> **Exercise instructions**
Restate the listing below word for word, omitting any images.

> **Material**
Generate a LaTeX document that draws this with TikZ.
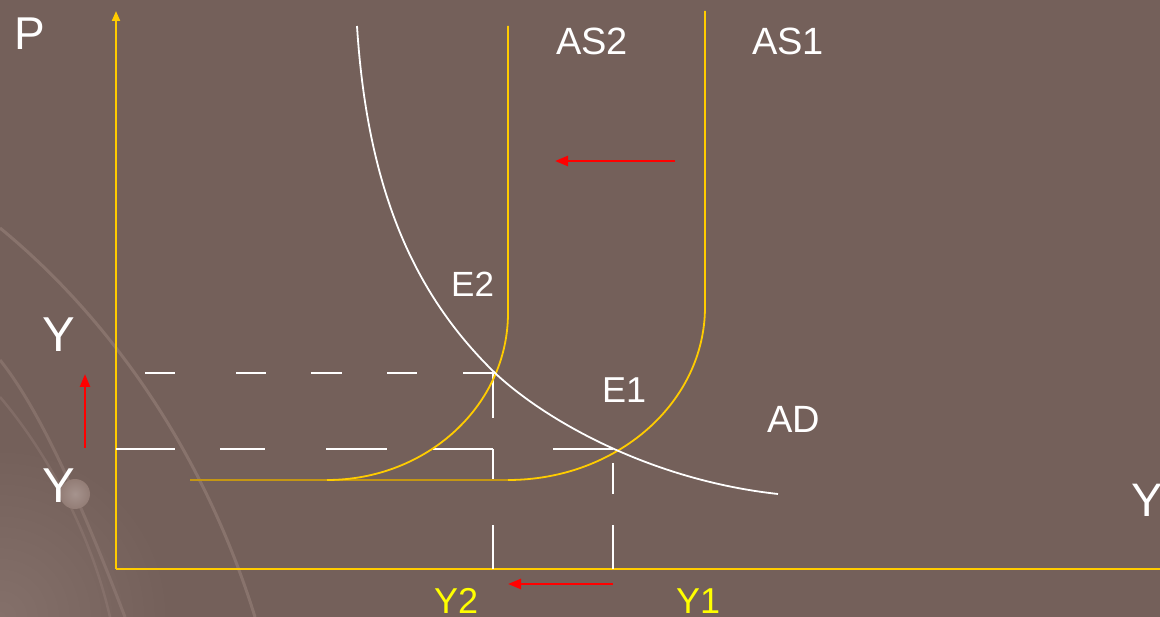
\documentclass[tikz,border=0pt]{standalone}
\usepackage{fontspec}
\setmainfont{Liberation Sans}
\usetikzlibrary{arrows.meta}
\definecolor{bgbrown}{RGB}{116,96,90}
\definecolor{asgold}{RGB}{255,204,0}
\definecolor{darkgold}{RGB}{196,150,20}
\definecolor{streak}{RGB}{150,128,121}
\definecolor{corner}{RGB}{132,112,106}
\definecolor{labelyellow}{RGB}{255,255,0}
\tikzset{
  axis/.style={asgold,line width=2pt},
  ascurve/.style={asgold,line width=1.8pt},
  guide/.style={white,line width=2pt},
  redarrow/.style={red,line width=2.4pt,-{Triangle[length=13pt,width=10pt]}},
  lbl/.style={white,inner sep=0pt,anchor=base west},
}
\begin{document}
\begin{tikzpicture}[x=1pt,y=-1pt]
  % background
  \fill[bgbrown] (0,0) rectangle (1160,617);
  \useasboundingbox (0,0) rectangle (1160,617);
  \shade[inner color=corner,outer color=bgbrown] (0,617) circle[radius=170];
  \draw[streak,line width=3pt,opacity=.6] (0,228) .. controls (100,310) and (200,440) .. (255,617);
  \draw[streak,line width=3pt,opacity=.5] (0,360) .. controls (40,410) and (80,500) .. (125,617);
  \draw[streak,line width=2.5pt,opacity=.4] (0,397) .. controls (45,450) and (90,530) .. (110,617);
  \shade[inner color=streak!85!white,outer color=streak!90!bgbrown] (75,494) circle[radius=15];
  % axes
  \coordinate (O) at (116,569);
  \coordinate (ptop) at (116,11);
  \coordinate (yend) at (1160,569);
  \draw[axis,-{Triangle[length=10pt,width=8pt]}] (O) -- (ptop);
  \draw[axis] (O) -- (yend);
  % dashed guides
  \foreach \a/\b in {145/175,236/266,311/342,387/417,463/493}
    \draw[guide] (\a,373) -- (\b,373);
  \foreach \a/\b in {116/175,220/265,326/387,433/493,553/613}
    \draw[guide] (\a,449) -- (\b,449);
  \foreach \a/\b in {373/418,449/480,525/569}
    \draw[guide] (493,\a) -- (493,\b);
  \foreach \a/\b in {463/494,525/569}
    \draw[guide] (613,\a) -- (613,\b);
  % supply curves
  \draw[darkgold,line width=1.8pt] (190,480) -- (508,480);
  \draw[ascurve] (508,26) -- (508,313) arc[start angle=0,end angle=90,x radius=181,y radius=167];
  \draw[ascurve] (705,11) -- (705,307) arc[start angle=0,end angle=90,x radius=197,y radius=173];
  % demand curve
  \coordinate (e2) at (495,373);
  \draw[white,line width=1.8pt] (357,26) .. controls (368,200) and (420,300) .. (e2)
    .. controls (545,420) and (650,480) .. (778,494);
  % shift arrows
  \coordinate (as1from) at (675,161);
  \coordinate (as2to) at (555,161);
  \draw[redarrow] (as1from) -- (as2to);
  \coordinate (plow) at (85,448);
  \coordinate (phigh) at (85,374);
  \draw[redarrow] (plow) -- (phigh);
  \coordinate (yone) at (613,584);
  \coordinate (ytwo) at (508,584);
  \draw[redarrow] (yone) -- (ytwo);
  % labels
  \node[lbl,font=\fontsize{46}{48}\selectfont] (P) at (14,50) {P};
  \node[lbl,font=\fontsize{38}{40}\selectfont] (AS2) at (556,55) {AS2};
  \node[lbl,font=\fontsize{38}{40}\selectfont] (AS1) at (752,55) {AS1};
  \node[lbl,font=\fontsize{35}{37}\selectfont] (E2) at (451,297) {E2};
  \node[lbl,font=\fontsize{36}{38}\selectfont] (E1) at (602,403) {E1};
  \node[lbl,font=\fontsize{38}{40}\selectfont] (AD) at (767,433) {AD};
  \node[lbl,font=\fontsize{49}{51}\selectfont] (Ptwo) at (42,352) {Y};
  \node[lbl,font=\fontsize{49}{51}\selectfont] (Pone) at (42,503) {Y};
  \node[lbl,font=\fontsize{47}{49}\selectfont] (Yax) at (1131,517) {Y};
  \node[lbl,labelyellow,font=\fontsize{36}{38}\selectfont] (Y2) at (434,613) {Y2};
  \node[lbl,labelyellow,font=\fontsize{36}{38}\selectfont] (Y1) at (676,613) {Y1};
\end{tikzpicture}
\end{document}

> **Response to the task**
Generate a LaTeX document that draws this with TikZ.
\documentclass[tikz,border=0pt]{standalone}
\usepackage{fontspec}
\setmainfont{Liberation Sans}
\usetikzlibrary{arrows.meta}
\definecolor{bgbrown}{RGB}{116,96,90}
\definecolor{asgold}{RGB}{255,204,0}
\definecolor{darkgold}{RGB}{196,150,20}
\definecolor{streak}{RGB}{150,128,121}
\definecolor{corner}{RGB}{132,112,106}
\definecolor{labelyellow}{RGB}{255,255,0}
\tikzset{
  axis/.style={asgold,line width=2pt},
  ascurve/.style={asgold,line width=1.8pt},
  guide/.style={white,line width=2pt},
  redarrow/.style={red,line width=2.4pt,-{Triangle[length=13pt,width=10pt]}},
  lbl/.style={white,inner sep=0pt,anchor=base west},
}
\begin{document}
\begin{tikzpicture}[x=1pt,y=-1pt]
  % background
  \fill[bgbrown] (0,0) rectangle (1160,617);
  \useasboundingbox (0,0) rectangle (1160,617);
  \shade[inner color=corner,outer color=bgbrown] (0,617) circle[radius=170];
  \draw[streak,line width=3pt,opacity=.6] (0,228) .. controls (100,310) and (200,440) .. (255,617);
  \draw[streak,line width=3pt,opacity=.5] (0,360) .. controls (40,410) and (80,500) .. (125,617);
  \draw[streak,line width=2.5pt,opacity=.4] (0,397) .. controls (45,450) and (90,530) .. (110,617);
  \shade[inner color=streak!85!white,outer color=streak!90!bgbrown] (75,494) circle[radius=15];
  % axes
  \coordinate (O) at (116,569);
  \coordinate (ptop) at (116,11);
  \coordinate (yend) at (1160,569);
  \draw[axis,-{Triangle[length=10pt,width=8pt]}] (O) -- (ptop);
  \draw[axis] (O) -- (yend);
  % dashed guides
  \foreach \a/\b in {145/175,236/266,311/342,387/417,463/493}
    \draw[guide] (\a,373) -- (\b,373);
  \foreach \a/\b in {116/175,220/265,326/387,433/493,553/613}
    \draw[guide] (\a,449) -- (\b,449);
  \foreach \a/\b in {373/418,449/480,525/569}
    \draw[guide] (493,\a) -- (493,\b);
  \foreach \a/\b in {463/494,525/569}
    \draw[guide] (613,\a) -- (613,\b);
  % supply curves
  \draw[darkgold,line width=1.8pt] (190,480) -- (508,480);
  \draw[ascurve] (508,26) -- (508,313) arc[start angle=0,end angle=90,x radius=181,y radius=167];
  \draw[ascurve] (705,11) -- (705,307) arc[start angle=0,end angle=90,x radius=197,y radius=173];
  % demand curve
  \coordinate (e2) at (495,373);
  \draw[white,line width=1.8pt] (357,26) .. controls (368,200) and (420,300) .. (e2)
    .. controls (545,420) and (650,480) .. (778,494);
  % shift arrows
  \coordinate (as1from) at (675,161);
  \coordinate (as2to) at (555,161);
  \draw[redarrow] (as1from) -- (as2to);
  \coordinate (plow) at (85,448);
  \coordinate (phigh) at (85,374);
  \draw[redarrow] (plow) -- (phigh);
  \coordinate (yone) at (613,584);
  \coordinate (ytwo) at (508,584);
  \draw[redarrow] (yone) -- (ytwo);
  % labels
  \node[lbl,font=\fontsize{46}{48}\selectfont] (P) at (14,50) {P};
  \node[lbl,font=\fontsize{38}{40}\selectfont] (AS2) at (556,55) {AS2};
  \node[lbl,font=\fontsize{38}{40}\selectfont] (AS1) at (752,55) {AS1};
  \node[lbl,font=\fontsize{35}{37}\selectfont] (E2) at (451,297) {E2};
  \node[lbl,font=\fontsize{36}{38}\selectfont] (E1) at (602,403) {E1};
  \node[lbl,font=\fontsize{38}{40}\selectfont] (AD) at (767,433) {AD};
  \node[lbl,font=\fontsize{49}{51}\selectfont] (Ptwo) at (42,352) {Y};
  \node[lbl,font=\fontsize{49}{51}\selectfont] (Pone) at (42,503) {Y};
  \node[lbl,font=\fontsize{47}{49}\selectfont] (Yax) at (1131,517) {Y};
  \node[lbl,labelyellow,font=\fontsize{36}{38}\selectfont] (Y2) at (434,613) {Y2};
  \node[lbl,labelyellow,font=\fontsize{36}{38}\selectfont] (Y1) at (676,613) {Y1};
\end{tikzpicture}
\end{document}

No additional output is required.